Just wondering if there were any other slim (width-wise) harnessed toddler booster seats available besides the Radian? Having a high weight limit for the harness is important to me, but not sure if I want to spend the money for a Radian.

Thanks,

Christine


----------



## Maedze (Dec 16, 2008)

Christine, what is the size and age of the child going into the seat, and what vehicle is the seat going into?


----------



## rocketgirl96 (Jan 30, 2008)

My DS will be 4 in February and he weighs 37 lbs. Not sure what his height is but it's pretty average. The car is a 2008 Pontiac Vibe. But there will be an infant car seat in the car as well - a Chicco Keyfit 30.

Thanks!


----------



## Maedze (Dec 16, 2008)

Oh, ok! When you said toddler I was envisioning a 1/2 year old. Second question, why does it need to be slim? Is there a third car seat going back there?


----------



## rocketgirl96 (Jan 30, 2008)

We'd like to be able to fit a 3rd person in the back seat even with 2 car seats in there, that's why it needs to be slimline. I see the confusion - I just meant "toddler booster seat" as opposed to a regular booster seat because I want the 5 point harness. 

Thanks!


----------



## Maedze (Dec 16, 2008)

Clear as mud









Ok, so what you want is a combination seat (this is a forward facing seat that works as a harness and then eventually can be converted to a booster.)

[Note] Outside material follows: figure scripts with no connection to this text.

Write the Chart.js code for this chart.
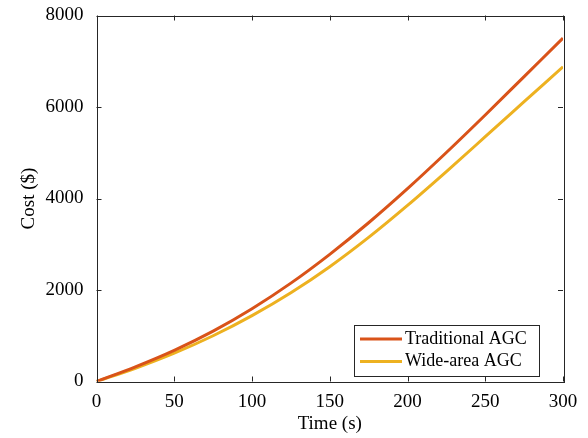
<!DOCTYPE html>
<html>
<head>
<meta charset="utf-8">
<script src="https://cdn.jsdelivr.net/npm/chart.js@4"></script>
<style>
  html, body { margin: 0; padding: 0; background: #fff; }
  #wrap { width: 588px; height: 438px; }
</style>
</head>
<body>
<div id="wrap"><canvas id="myChart" width="588" height="438"></canvas></div>
<script>
var timeS = [0, 25, 50, 75, 100, 125, 150, 175, 200, 225, 250, 275, 300];
var traditionalCost = [0, 320, 680, 1100, 1590, 2150, 2780, 3470, 4215, 5005, 5825, 6665, 7505];
var wideAreaCost = [0, 290, 620, 1000, 1440, 1940, 2510, 3150, 3850, 4590, 5350, 6115, 6880];
var xTicks = [0, 50, 100, 150, 200, 250, 300];
var yTicks = [0, 2000, 4000, 6000, 8000];

var serif = "'Liberation Serif', 'Times New Roman', serif";
var axisColor = '#262626';

function toPoints(xs, ys) {
    return xs.map(function (x, i) { return { x: x, y: ys[i] }; });
}

// box around the axes and inward ticks on all four sides (MATLAB style)
var boxPlugin = {
    id: 'boxPlugin',
    afterDraw: function (chart) {
        var c = chart.ctx, a = chart.chartArea;
        var xs = chart.scales.x, ys = chart.scales.y;
        var len = 5;
        c.save();
        c.strokeStyle = axisColor;
        c.lineWidth = 1;
        c.beginPath();
        xTicks.forEach(function (v) {
            var px = Math.round(xs.getPixelForValue(v)) + 0.5;
            c.moveTo(px, a.bottom); c.lineTo(px, a.bottom - len);
            c.moveTo(px, a.top); c.lineTo(px, a.top + len);
        });
        yTicks.forEach(function (v) {
            var py = Math.round(ys.getPixelForValue(v)) + 0.5;
            c.moveTo(a.left, py); c.lineTo(a.left + len, py);
            c.moveTo(a.right, py); c.lineTo(a.right - len, py);
        });
        c.stroke();
        c.strokeRect(Math.round(a.left) + 0.5, Math.round(a.top) + 0.5,
            Math.round(a.right - a.left), Math.round(a.bottom - a.top));
        c.restore();
    }
};

// legend box in the lower right corner of the axes
var legendPlugin = {
    id: 'legendPlugin',
    afterDraw: function (chart) {
        var c = chart.ctx, a = chart.chartArea;
        var w = 185, h = 51;
        var x0 = a.right - 24 - w, y0 = a.bottom - 6 - h;
        c.save();
        c.fillStyle = '#fff';
        c.fillRect(x0, y0, w, h);
        c.strokeStyle = axisColor;
        c.lineWidth = 1;
        c.strokeRect(Math.round(x0) + 0.5, Math.round(y0) + 0.5, w, h);
        c.font = '18px ' + serif;
        c.textBaseline = 'middle';
        c.fillStyle = '#000';
        chart.data.datasets.forEach(function (ds, i) {
            var cy = y0 + 14.5 + i * 22.5;
            c.strokeStyle = ds.borderColor;
            c.lineWidth = 3;
            c.beginPath();
            c.moveTo(x0 + 6, cy); c.lineTo(x0 + 48, cy);
            c.stroke();
            c.fillText(ds.label, x0 + 51, cy);
        });
        c.restore();
    }
};

function noPad(s) {
    s.paddingTop = 0; s.paddingBottom = 0; s.paddingLeft = 0; s.paddingRight = 0;
}

var ctx = document.getElementById('myChart').getContext('2d');
var myChart = new Chart(ctx, {
    type: 'line',
    data: {
        datasets: [{
            label: 'Traditional AGC',
            data: toPoints(timeS, traditionalCost),
            borderColor: '#D95319',
            borderWidth: 3,
            pointRadius: 0,
            cubicInterpolationMode: 'monotone'
        }, {
            label: 'Wide-area AGC',
            data: toPoints(timeS, wideAreaCost),
            borderColor: '#EDB120',
            borderWidth: 3,
            pointRadius: 0,
            cubicInterpolationMode: 'monotone'
        }]
    },
    options: {
        responsive: false,
        animation: false,
        layout: { padding: { left: 0, top: 15.5, right: 25, bottom: 0 } },
        scales: {
            x: {
                type: 'linear',
                min: 0,
                max: 300,
                afterBuildTicks: function (s) { s.ticks = xTicks.map(function (v) { return { value: v }; }); },
                afterFit: function (s) { s.height = 56.5; noPad(s); },
                ticks: { color: '#000', padding: 9, maxRotation: 0, font: { family: serif, size: 19 } },
                grid: { display: false, drawTicks: false },
                border: { display: false },
                title: { display: true, text: 'Time (s)', color: '#000', padding: { top: 0, bottom: 3 }, font: { family: serif, size: 19 } }
            },
            y: {
                min: 0,
                max: 8000,
                afterBuildTicks: function (s) { s.ticks = yTicks.map(function (v) { return { value: v }; }); },
                afterFit: function (s) { s.width = 96.5; noPad(s); },
                ticks: {
                    color: '#000', padding: 13, font: { family: serif, size: 19 },
                    callback: function (v) { return String(v); }
                },
                grid: { display: false, drawTicks: false },
                border: { display: false },
                title: { display: true, text: 'Cost ($)', color: '#000', padding: { top: 18, bottom: 0 }, font: { family: serif, size: 19 } }
            }
        },
        plugins: {
            legend: { display: false },
            tooltip: { enabled: false }
        }
    },
    plugins: [boxPlugin, legendPlugin]
});
</script>
</body>
</html>
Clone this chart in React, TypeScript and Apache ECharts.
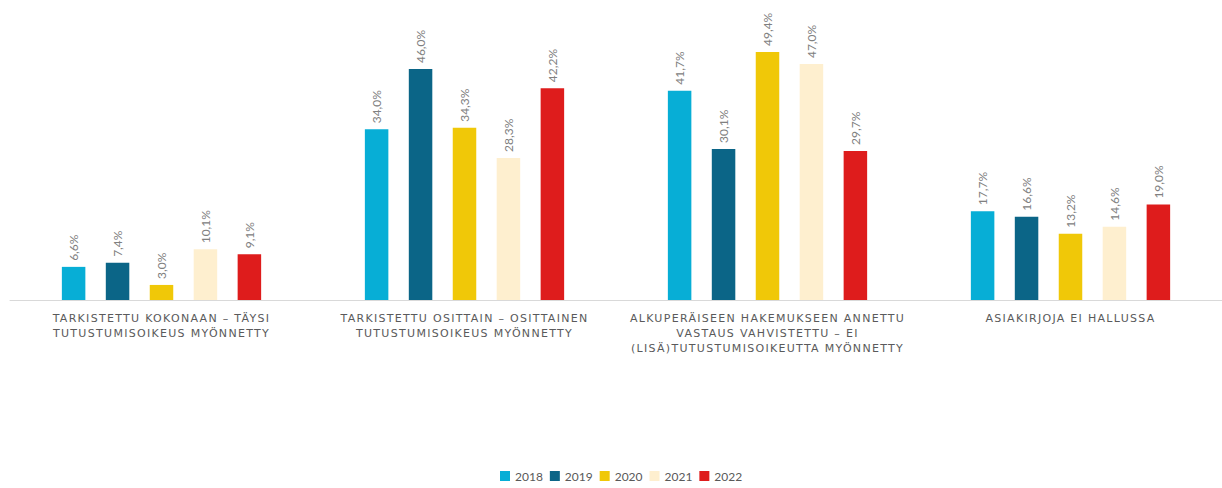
import React, { useEffect, useRef } from "react";
import * as echarts from "echarts";

const categories = [
  "TARKISTETTU KOKONAAN – TÄYSI\nTUTUSTUMISOIKEUS MYÖNNETTY",
  "TARKISTETTU OSITTAIN – OSITTAINEN\nTUTUSTUMISOIKEUS MYÖNNETTY",
  "ALKUPERÄISEEN HAKEMUKSEEN ANNETTU\nVASTAUS VAHVISTETTU – EI\n(LISÄ)TUTUSTUMISOIKEUTTA MYÖNNETTY",
  "ASIAKIRJOJA EI HALLUSSA",
];
const years = ["2018", "2019", "2020", "2021", "2022"];
const colors = ["#07AED6", "#0B6587", "#F0C808", "#FEEFCF", "#DE1C1C"];
const v2018 = [6.6, 34.0, 41.7, 17.7];
const v2019 = [7.4, 46.0, 30.1, 16.6];
const v2020 = [3.0, 34.3, 49.4, 13.2];
const v2021 = [10.1, 28.3, 47.0, 14.6];
const v2022 = [9.1, 42.2, 29.7, 19.0];
const seriesValues = [v2018, v2019, v2020, v2021, v2022];

const AXIS_LABEL_COLOR = "#5a5a5b";

export default function App() {
  const ref = useRef<HTMLDivElement>(null);
  useEffect(() => {
    if (!ref.current) return;
    const chart = echarts.init(ref.current, null, { renderer: "svg" });
    chart.setOption({
      animation: false,
      grid: { left: 10, right: 0, top: 49, bottom: 188, containLabel: false },
      legend: {
        bottom: 1,
        left: 495,
        itemWidth: 10,
        itemHeight: 10,
        itemGap: 7,
        icon: "rect",
        textStyle: { color: "#595959", fontSize: 12, fontFamily: "Lato" },
        data: years,
      },
      xAxis: {
        type: "category",
        data: categories,
        axisLine: { lineStyle: { color: "#D9D9D9" } },
        axisTick: { show: false },
        axisLabel: {
          interval: 0,
          color: AXIS_LABEL_COLOR,
          fontSize: 11,
          fontFamily: "DejaVu Sans",
          lineHeight: 15,
          margin: 11,
        },
      },
      yAxis: {
        type: "value",
        min: 0,
        max: 50,
        show: false,
        splitLine: { show: false },
      },
      series: years.map((y, i) => ({
        name: y,
        type: "bar",
        data: seriesValues[i],
        barWidth: 23.5,
        barGap: "87%",
        itemStyle: { color: colors[i] },
        label: {
          show: true,
          position: "top",
          rotate: 90,
          align: "left",
          verticalAlign: "middle",
          distance: 6,
          color: "#808080",
          fontSize: 12,
          fontFamily: "Lato",
          formatter: (p: any) => p.value.toFixed(1).replace(".", ",") + "%",
        },
      })),
    });
    return () => chart.dispose();
  }, []);
  return (
    <>
      <style>{`#chartbox text[fill="${AXIS_LABEL_COLOR}" i] { letter-spacing: 1.3px; }`}</style>
      <div
        id="chartbox"
        ref={ref}
        style={{ position: "fixed", left: 0, top: 0, width: 1222, height: 488, background: "#fff" }}
      />
    </>
  );
}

You want a seat with a higher weight harness that eventually becomes a GOOD booster (there are many on the market that become bad boosters. Avoid them!)

Unfortunately, the terms 'slim' and 'combination seat' generally don't go hand in hand. However, the slimmest, and also coincidentally the cheapest, is the Evenflo Maestro. It will be outgrown both as a harness and a booster by around 6 years old (keep in mind that other good combination seats, the Graco Nautilus or Graco Argos, Britax Frontier 85 and Recaro Prosport will last much longer.)

And it's still going to be tight, unfortunately. If you intend to put them both outboard and have an adult squeeze between the two, keep in mind that the middle seating position needs to have a lap shoulder belt and adjustable head rest to keep that adult passenger safe (every adult needs to have the head rest adjusted to at least the tops of the ears).


----------



## rocketgirl96 (Jan 30, 2008)

Thanks! I will look into the Maestro!


----------